EMAS AMC, EMAS's subsea construction division has over 40 years in design, construction, transportation and field installation. The group has completed a wide range of global offshore installation and subsea construction projects, including the transportation and installation of the world's largest man-made structure. Service offerings include subsea construction, IMR (inspection, maintenance & repair), floater and FPSO (floating, production, storage & offloading) installation, SURF installation, pipelay & heavylift, floatover installation and decommissioning.

EMAS Energy provides well intervention and drilling services both onshore and offshore. The range includes work-over, drilling, fluid pumping, nitrogen and pipeline & process services.

EMAS Marine manages and operates a fleet of anchor handling, towing & supply vessels, anchor handling tugs, platform supply vessels, and fast crew utility boats. These
vessels support the O&G industry in a wide range of offshore operations throughout the oilfield life cycle.
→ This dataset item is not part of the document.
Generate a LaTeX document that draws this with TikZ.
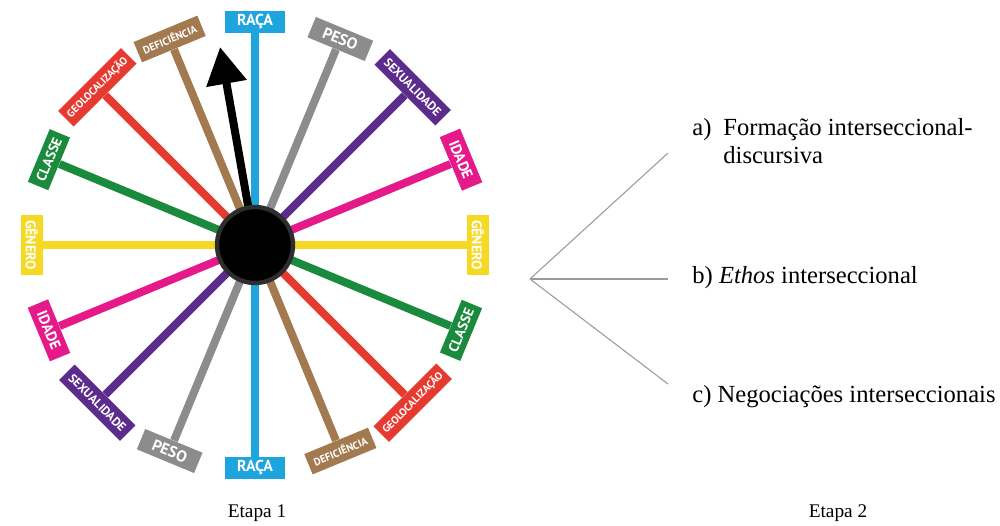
\documentclass[tikz,border=0pt]{standalone}
\usepackage{fontspec}
\setmainfont{Liberation Serif}
\newfontfamily\labfont{PT Sans}
\usetikzlibrary{arrows.meta}
\definecolor{craca}{HTML}{1EA5DE}
\definecolor{cpeso}{HTML}{8C8C8C}
\definecolor{csex}{HTML}{5B2C8C}
\definecolor{cidade}{HTML}{E6198A}
\definecolor{cgenero}{HTML}{F6D924}
\definecolor{cclasse}{HTML}{1A8A3C}
\definecolor{cgeo}{HTML}{E63A30}
\definecolor{cdef}{HTML}{A37A50}
\definecolor{cline}{HTML}{9A9A9A}
\begin{document}
\begin{tikzpicture}[x=0.02cm,y=0.02cm,
  lab/.style={fill=#1, text=white, minimum height=0.44cm, inner sep=0pt},
  fs/.style={font=\labfont\bfseries\fontsize{#1}{#1}\selectfont},
  spoke/.style={draw=#1, line width=0.16cm},
  thin/.style={draw=cline, line width=0.6pt},
  txt/.style={anchor=base west, inner sep=0pt, font=\fontsize{14}{16}\selectfont},
  etapa/.style={anchor=base, inner sep=0pt, font=\fontsize{11}{13}\selectfont}]
\useasboundingbox (0,0) rectangle (1000,525);
\coordinate (c) at (255,280);
% labels, upper half
\node[lab=craca, fs=9, minimum width=1.2cm, rotate=0] (r1) at ([shift={(90:223)}]c) {RAÇA};
\node[lab=cpeso, fs=9, minimum width=1.24cm, rotate=-22.5] (p1) at ([shift={(67.5:223)}]c) {PESO};
\node[lab=csex, fs=7, minimum width=1.72cm, rotate=-45] (s1) at ([shift={(45:223)}]c) {SEXUALIDADE};
\node[lab=cidade, fs=8.5, minimum width=1.16cm, rotate=-67.5] (i1) at ([shift={(22.5:223)}]c) {IDADE};
\node[lab=cgenero, fs=8, minimum width=1.2cm, rotate=-90] (g1) at ([shift={(0:223)}]c) {GÊNERO};
\node[lab=cdef, fs=6, minimum width=1.38cm, rotate=22.5] (d1) at ([shift={(112.5:223)}]c) {DEFICIÊNCIA};
\node[lab=cgeo, fs=6, minimum width=1.78cm, rotate=45] (e1) at ([shift={(135:223)}]c) {GEOLOCALIZAÇÃO};
\node[lab=cclasse, fs=8, minimum width=1.14cm, rotate=67.5] (k1) at ([shift={(157.5:223)}]c) {CLASSE};
% labels, lower half
\node[lab=craca, fs=9, minimum width=1.2cm, rotate=0] (r2) at ([shift={(270:223)}]c) {RAÇA};
\node[lab=cpeso, fs=9, minimum width=1.24cm, rotate=-22.5] (p2) at ([shift={(247.5:223)}]c) {PESO};
\node[lab=csex, fs=7, minimum width=1.72cm, rotate=-45] (s2) at ([shift={(225:223)}]c) {SEXUALIDADE};
\node[lab=cidade, fs=8.5, minimum width=1.16cm, rotate=-67.5] (i2) at ([shift={(202.5:223)}]c) {IDADE};
\node[lab=cgenero, fs=8, minimum width=1.2cm, rotate=-90] (g2) at ([shift={(180:223)}]c) {GÊNERO};
\node[lab=cdef, fs=6, minimum width=1.38cm, rotate=22.5] (d2) at ([shift={(-67.5:223)}]c) {DEFICIÊNCIA};
\node[lab=cgeo, fs=6, minimum width=1.78cm, rotate=45] (e2) at ([shift={(-45:223)}]c) {GEOLOCALIZAÇÃO};
\node[lab=cclasse, fs=8, minimum width=1.14cm, rotate=67.5] (k2) at ([shift={(-22.5:223)}]c) {CLASSE};
% spokes
\draw[spoke=cgenero] (g2) -- (g1);
\draw[spoke=cclasse] (k1) -- (k2);
\draw[spoke=cidade] (i2) -- (i1);
\draw[spoke=cgeo] (e1) -- (e2);
\draw[spoke=csex] (s2) -- (s1);
\draw[spoke=cdef] (d1) -- (d2);
\draw[spoke=cpeso] (p2) -- (p1);
\draw[spoke=craca] (r1) -- (r2);
% pointer
\coordinate (tip) at ([shift={(100:201)}]c);
\draw[line width=0.16cm, black, -{Triangle[length=0.74cm,width=0.78cm]}] (c) -- (tip);
\node[circle, fill=black, draw=black!82, line width=2.5pt, minimum size=1.52cm, inner sep=0pt] (hub) at (c) {};
% stage 2
\coordinate (apex) at (530,246);
\coordinate (ea) at (668,372);
\coordinate (eb) at (668,246);
\coordinate (ec) at (668,141);
\draw[thin] (apex) -- (ea);
\draw[thin] (apex) -- (eb);
\draw[thin] (apex) -- (ec);
\node[txt] (ta0) at (692,390) {a)};
\node[txt] (ta1) at (723,390) {Formação interseccional-};
\node[txt] (ta2) at (723,362) {discursiva};
\node[txt] (tb) at (692,242) {b) \textit{Ethos} interseccional};
\node[txt] (tc) at (692,123) {c) Negociações interseccionais};
\node[etapa] (et1) at (257,8) {Etapa 1};
\node[etapa] (et2) at (838,8) {Etapa 2};
\end{tikzpicture}
\end{document}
EMAS Production, under approximately 46.5%-owned EOC Limited, owns and operates FPSO facilities, offering services such as FPSO conversion management and the operation & maintenance of production facilities. It has the capability to design and provide FPSO/FSO mooring & riser systems and turrets, and fluid transfer systems.

The Group offers offshore fabrication and construction, logistics, engineering and support services out of Vietnam from its yard facilities in Ho Chi Minh City and Vung Tau, as well as in Hinna, Norway and Houston, USA.

Old News

On November 29th, 2011 EMAS secured its first contracts in Brazil, whereby it will charter out four vessels for an average of 4.25 at a total price of US$231 million.

EMAS Achieves Half-Billion-Dollar Milestone In Sales For FY11, Group Orderbook Exceeds Record US$1.2B.

EMAS AMC will perform subsea work in the Atlantis field located in the Gulf of Mexico. This is the second contract awarded by BP to EMAS AMC for work on the Atlantis field.

EMAS AMC has been awarded a contract to carry out offshore installation services for US supermajor Chevron in the Gulf of Thailand.

Management
Mr. Cavan Chan serves as the Executive Chairman of EMAS while Mr. Lee Chye Tek Lionel serves as the Managing Director. As Managing Director, Mr. Lionel Lee manages its business and oversees day-to-day operations.

Acquisition of Aker Marine Contractor
EMAS announced the completion of the acquisition of Aker Marine Contractors (AMC) of Houston on March 1, 2011. AMC was valued at US$250 million. Ezra has settled the transaction by paying Aker Solutions US$50 million in cash, $100 million in shares in Ezra Holdings Ltd, and $50 million in a convertible bond with maturity after 36 months. The share instruments have been valued on weighted average price per share over the last 30 days preceding signing. The final $50-million-plus interest will be settled in cash on and subsequent to delivery of the AMC Connector vessel. Upon delivery of AMC Connector, Ezra will take 50 percent ownership in the vessel owning company. The other half will remain under Aker Solutions ownership.